Given problem: Every line that contains the word "diagram" should be copied.

Input material:
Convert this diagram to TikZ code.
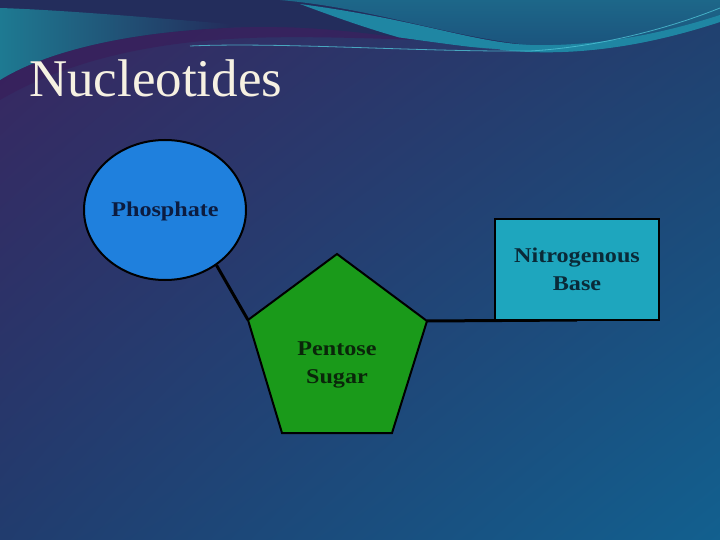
\documentclass[tikz,border=0pt]{standalone}
\usepackage{fontspec}
\setmainfont{Liberation Serif}
\newfontfamily\lblfont[FakeStretch=1.15]{Liberation Serif}
\usetikzlibrary{shapes.geometric,shadings}
\definecolor{bgUL}{HTML}{3A2660}
\definecolor{bgUR}{HTML}{213F6E}
\definecolor{bgLL}{HTML}{213C6E}
\definecolor{bgLR}{HTML}{12608F}
\definecolor{topnavy}{HTML}{232D5C}
\definecolor{topteal}{HTML}{1E7A92}
\definecolor{darkteal}{HTML}{1D6789}
\definecolor{darkteal2}{HTML}{1A4E7A}
\definecolor{bandteal}{HTML}{1F86A3}
\definecolor{swoosh}{HTML}{38205C}
\definecolor{lightcyan}{HTML}{4FC3D6}
\definecolor{phblue}{HTML}{1F80DD}
\definecolor{sugargreen}{HTML}{1A9A1A}
\definecolor{baseteal}{HTML}{1EA6BE}
\definecolor{titlecream}{HTML}{F6F1E2}
\definecolor{txtnavy}{HTML}{0C1C40}
\definecolor{txtgreen}{HTML}{0A260A}
\definecolor{txtteal}{HTML}{0A2A38}
\tikzset{
  shapeline/.style={draw=black, line width=2pt},
  lbl/.style={font=\lblfont\fontsize{21}{28}\selectfont\bfseries, align=center},
  conn/.style={draw=black, line width=3pt},
}
\begin{document}
\begin{tikzpicture}[x=1pt,y=-1pt]
\useasboundingbox (0,0) rectangle (720,540);
% background
\shade[upper left=bgUL, upper right=bgUR, lower left=bgLL, lower right=bgLR] (0,0) rectangle (720,540);
% dark purple swoosh at left under the wave
\fill[swoosh, opacity=0.8]
  (0,80) .. controls (40,55) and (120,30) .. (250,27)
  .. controls (330,26) and (380,32) .. (420,40)
  .. controls (360,38) and (300,36) .. (250,38)
  .. controls (140,42) and (60,65) .. (0,100) -- cycle;
% top wave region
\begin{scope}
\clip (0,0) -- (0,80) .. controls (40,55) and (120,30) .. (250,27)
  .. controls (360,25) and (440,48) .. (530,52)
  .. controls (610,55) and (680,35) .. (720,22) -- (720,0) -- cycle;
\fill[topnavy] (0,0) rectangle (720,90);
\shade[left color=topteal, right color=topnavy] (0,8) .. controls (60,10) and (130,16) .. (230,24) -- (230,90) -- (0,90) -- cycle;
\shade[top color=darkteal, bottom color=darkteal2]
  (280,0) -- (720,0) -- (720,60) -- (520,60) -- (520,44)
  .. controls (440,34) and (370,8) .. (280,0) -- cycle;
\fill[bandteal] (300,4) .. controls (420,20) and (470,42) .. (530,45)
  .. controls (610,47) and (680,28) .. (720,15) -- (720,60) -- (530,60)
  .. controls (450,56) and (380,34) .. (300,4) -- cycle;
\draw[swoosh, line width=1.2pt, opacity=0.7] (330,36) .. controls (400,42) and (450,46) .. (500,50);
\end{scope}
% thin light line
\draw[lightcyan, line width=0.8pt, opacity=0.8]
  (190,46) .. controls (280,42) and (420,52) .. (530,51)
  .. controls (600,47) and (670,28) .. (720,8);
% title
\node[anchor=base west, inner sep=0pt, text=titlecream, font=\fontsize{53}{60}\selectfont] (title) at (29,97) {Nucleotides};
% connectors (behind shapes)
\coordinate (pUL) at (248,320);
\coordinate (pUR) at (427,321);
\coordinate (cend) at (577,320);
% phosphate
\node[ellipse, shapeline, fill=phblue, minimum width=162pt, minimum height=140pt, inner sep=0pt] (ph) at (165,210) {};
\draw[conn] (ph.-47) -- (pUL);
\draw[conn] (pUR) -- (cend);
\node[lbl, text=txtnavy] (phlbl) at (165,211) {Phosphate};
% sugar pentagon
\path[shapeline, fill=sugargreen] (337,254) -- (pUR) -- (392,433) -- (282,433) -- (pUL) -- cycle;
\node[lbl, text=txtgreen] (sugar) at (337,365) {Pentose\\Sugar};
% base rectangle
\node[rectangle, shapeline, fill=baseteal, minimum width=164pt, minimum height=101pt, lbl, text=txtteal] (base) at (577,269.5) {Nitrogenous\\Base};
\end{tikzpicture}
\end{document}
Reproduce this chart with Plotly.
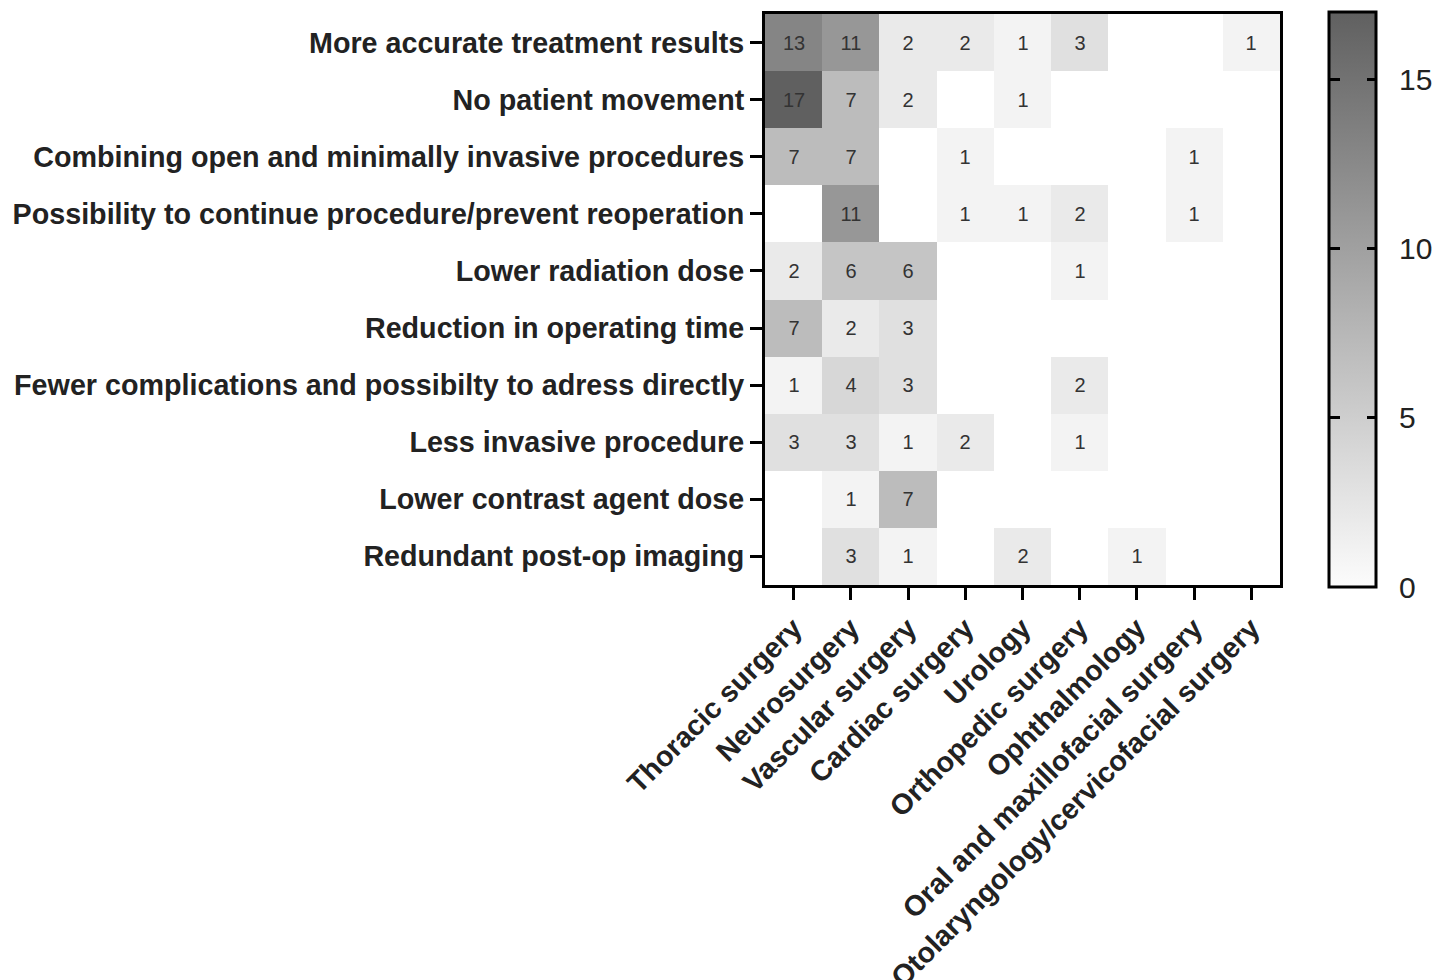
import plotly.graph_objects as go

benefits = [
    "More accurate treatment results",
    "No patient movement",
    "Combining open and minimally invasive procedures",
    "Possibility to continue procedure/prevent reoperation",
    "Lower radiation dose",
    "Reduction in operating time",
    "Fewer complications and possibilty to adress directly",
    "Less invasive procedure",
    "Lower contrast agent dose",
    "Redundant post-op imaging",
]
specialties = [
    "Thoracic surgery",
    "Neurosurgery",
    "Vascular surgery",
    "Cardiac surgery",
    "Urology",
    "Orthopedic surgery",
    "Ophthalmology",
    "Oral and maxillofacial surgery",
    "Otolaryngology/cervicofacial surgery",
]
N = None
counts = [
    [13, 11, 2, 2, 1, 3, N, N, 1],
    [17, 7, 2, N, 1, N, N, N, N],
    [7, 7, N, 1, N, N, N, 1, N],
    [N, 11, N, 1, 1, 2, N, 1, N],
    [2, 6, 6, N, N, 1, N, N, N],
    [7, 2, 3, N, N, N, N, N, N],
    [1, 4, 3, N, N, 2, N, N, N],
    [3, 3, 1, 2, N, 1, N, N, N],
    [N, 1, 7, N, N, N, N, N, N],
    [N, 3, 1, N, 2, N, 1, N, N],
]
cbar_ticks = [0, 5, 10, 15]
zmax = 17

FONT = "Liberation Sans, Arial"
PLOT_W = 516  # plot-area width in px (for colorbar placement)
CB_X = 1.096
CB_T = 47
CB_LEN = 1.007
TRANSPARENT = [[0, "rgba(0,0,0,0)"], [1, "rgba(0,0,0,0)"]]

text = [["" if v is None else str(v) for v in row] for row in counts]

fig = go.Figure(go.Heatmap(
    z=counts, x=specialties, y=benefits, text=text,
    texttemplate="%{text}",
    textfont=dict(family=FONT, size=20, color="#333333"),
    colorscale=[[0, "rgb(252,252,252)"], [1, "rgb(96,96,96)"]],
    zmin=0, zmax=zmax, hoverongaps=False,
    colorbar=dict(
        x=CB_X, xanchor="left", xref="paper",
        y=0.5, yanchor="middle", len=CB_LEN, lenmode="fraction",
        thickness=CB_T, outlinewidth=3, outlinecolor="black",
        tickvals=cbar_ticks, ticks="outside", ticklen=16, tickwidth=1,
        tickcolor="rgba(0,0,0,0)",
        tickfont=dict(family=FONT, size=30, color="#222222"),
        ypad=0, xpad=0,
    ),
))

# transparent colorbars used only to draw the inward tick marks on both edges
fig.add_trace(go.Scatter(
    x=[None], y=[None], mode="markers", hoverinfo="skip", showlegend=False,
    marker=dict(
        color=[0], cmin=0, cmax=zmax, showscale=True, colorscale=TRANSPARENT,
        colorbar=dict(
            x=CB_X - 10 / PLOT_W, xanchor="left", xref="paper",
            y=0.5, yanchor="middle", len=CB_LEN, lenmode="fraction",
            thickness=10, outlinewidth=0, bgcolor="rgba(0,0,0,0)",
            tickvals=cbar_ticks[1:], ticks="outside", ticklen=11, tickwidth=3,
            tickcolor="black", showticklabels=False, ypad=0, xpad=0,
        ),
    ),
))
fig.add_trace(go.Scatter(
    x=[None], y=[None], mode="markers", hoverinfo="skip", showlegend=False,
    marker=dict(
        color=[0], cmin=0, cmax=zmax, showscale=True, colorscale=TRANSPARENT,
        colorbar=dict(
            x=CB_X, xanchor="left", xref="paper",
            y=0.5, yanchor="middle", len=CB_LEN, lenmode="fraction",
            thickness=CB_T, outlinewidth=0, bgcolor="rgba(0,0,0,0)",
            tickvals=cbar_ticks[1:], ticks="inside", ticklen=9, tickwidth=3,
            tickcolor="black", showticklabels=False, ypad=0, xpad=0,
        ),
    ),
))

axis_font = dict(family=FONT, size=28.7, color="#222222", weight="bold")
fig.update_xaxes(
    tickangle=-45, tickfont=axis_font, showline=True, linewidth=3,
    linecolor="black", mirror=True, ticks="outside", ticklen=12,
    tickwidth=3, tickcolor="black", showgrid=False, zeroline=False,
)
fig.update_yaxes(
    autorange="reversed", tickfont=axis_font, showline=True, linewidth=3,
    linecolor="black", mirror=True, ticks="outside", ticklen=12,
    tickwidth=3, tickcolor="black", showgrid=False, zeroline=False,
)

fig.update_layout(
    width=1441, height=972,
    margin=dict(l=756.5, r=168.5, t=5.5, b=394.5, autoexpand=False),
    plot_bgcolor="white", paper_bgcolor="white",
    font=dict(family=FONT),
)
fig.write_html("out.html")
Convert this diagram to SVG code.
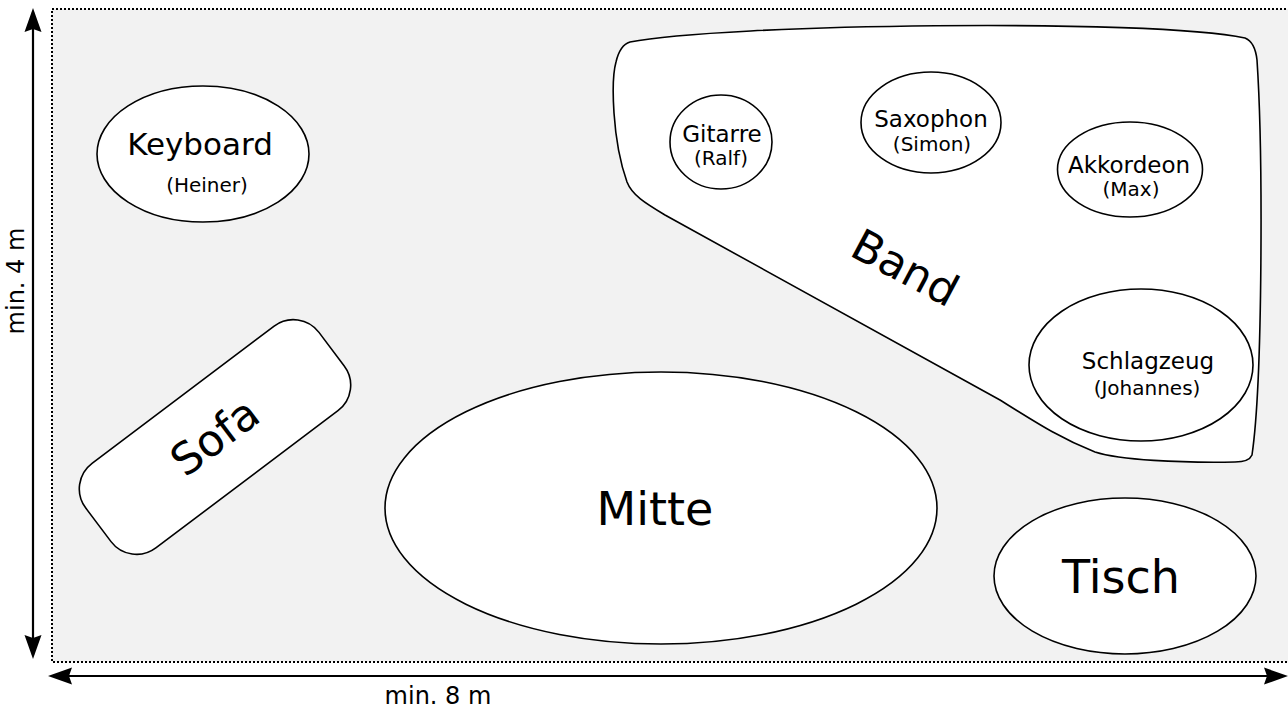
<svg xmlns="http://www.w3.org/2000/svg" width="1288" height="709" viewBox="0 0 1288 709">
<style>
  text { font-family: "DejaVu Sans", "Liberation Sans", sans-serif; fill: #000; text-anchor: middle; }
  .shape { fill: #fff; stroke: #000; stroke-width: 1.6; }
  .main { font-size: 23px; }
  .sub { font-size: 20px; }
  .big { font-size: 46px; }
  .dim { stroke: #000; stroke-width: 2.2; fill: none; marker-start: url(#arr); marker-end: url(#arr); }
  .dimtext { font-size: 24px; }
</style>
<defs>
  <marker id="arr" viewBox="0 0 24 18" markerWidth="24" markerHeight="18" refX="20" refY="9" orient="auto-start-reverse" markerUnits="userSpaceOnUse">
    <path d="M24,9 L0,0.5 L3,9 L0,17.5 Z" fill="#000"/>
  </marker>
</defs>

<rect id="floor" x="52" y="9" width="1245" height="653" fill="#f2f2f2" stroke="#000" stroke-width="2" stroke-dasharray="2,2"/>

<g id="connectors">
  <line class="dim" x1="33" y1="12" x2="33" y2="655"/>
  <line class="dim" x1="52" y1="676" x2="1284" y2="676"/>
</g>
<text class="dimtext" transform="translate(24,281) rotate(-90)" x="0" y="0">min. 4 m</text>
<text class="dimtext" x="438" y="704">min. 8 m</text>

<g id="band">
  <path class="shape" stroke-width="2" d="M630,42 C720,24 1150,18 1245,38 Q1255,42 1257,60 C1263,150 1263,380 1252,455 Q1249,462 1235,462 C1180,463 1120,460 1095,452 C1060,438 1040,425 1000,400 L665,215 C645,203 632,195 627,182 C612,140 611,80 616,62 Q620,45 630,42 Z"/>
  <text transform="translate(905,268) rotate(28)" x="0" y="15" style="font-size:44px">Band</text>
</g>

<g id="gitarre">
  <ellipse class="shape" cx="721" cy="142" rx="51" ry="47"/>
  <text class="main" x="722" y="142">Gitarre</text>
  <text class="sub" x="721" y="165">(Ralf)</text>
</g>

<g id="saxophon">
  <ellipse class="shape" cx="931" cy="122.5" rx="70" ry="50.5"/>
  <text class="main" x="931" y="127">Saxophon</text>
  <text class="sub" x="932" y="151">(Simon)</text>
</g>

<g id="akkordeon">
  <ellipse class="shape" cx="1130" cy="169.5" rx="72.5" ry="47.5"/>
  <text class="main" x="1129" y="173">Akkordeon</text>
  <text class="sub" x="1131" y="196">(Max)</text>
</g>

<g id="schlagzeug">
  <ellipse class="shape" cx="1141" cy="365" rx="112" ry="76"/>
  <text class="main" x="1148" y="369">Schlagzeug</text>
  <text class="sub" x="1147" y="395">(Johannes)</text>
</g>

<g id="keyboard">
  <ellipse class="shape" cx="203" cy="154" rx="106" ry="68"/>
  <text x="200" y="155" style="font-size:31px">Keyboard</text>
  <text class="sub" x="207" y="192">(Heiner)</text>
</g>

<g id="sofa">
  <rect class="shape" x="-146" y="-53" width="292" height="106" rx="32" ry="32" transform="translate(215,437) rotate(-37)"/>
  <text transform="translate(215,437) rotate(-37)" x="0" y="15" style="font-size:44px">Sofa</text>
</g>

<g id="mitte">
  <ellipse class="shape" cx="661" cy="508" rx="276" ry="136"/>
  <text class="big" x="655" y="525">Mitte</text>
</g>

<g id="tisch">
  <ellipse class="shape" cx="1125" cy="576" rx="131" ry="78"/>
  <text class="big" x="1121" y="593">Tisch</text>
</g>
</svg>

Solution for this problem:
Convert this diagram to TikZ code.
Convert this diagram to SVG code.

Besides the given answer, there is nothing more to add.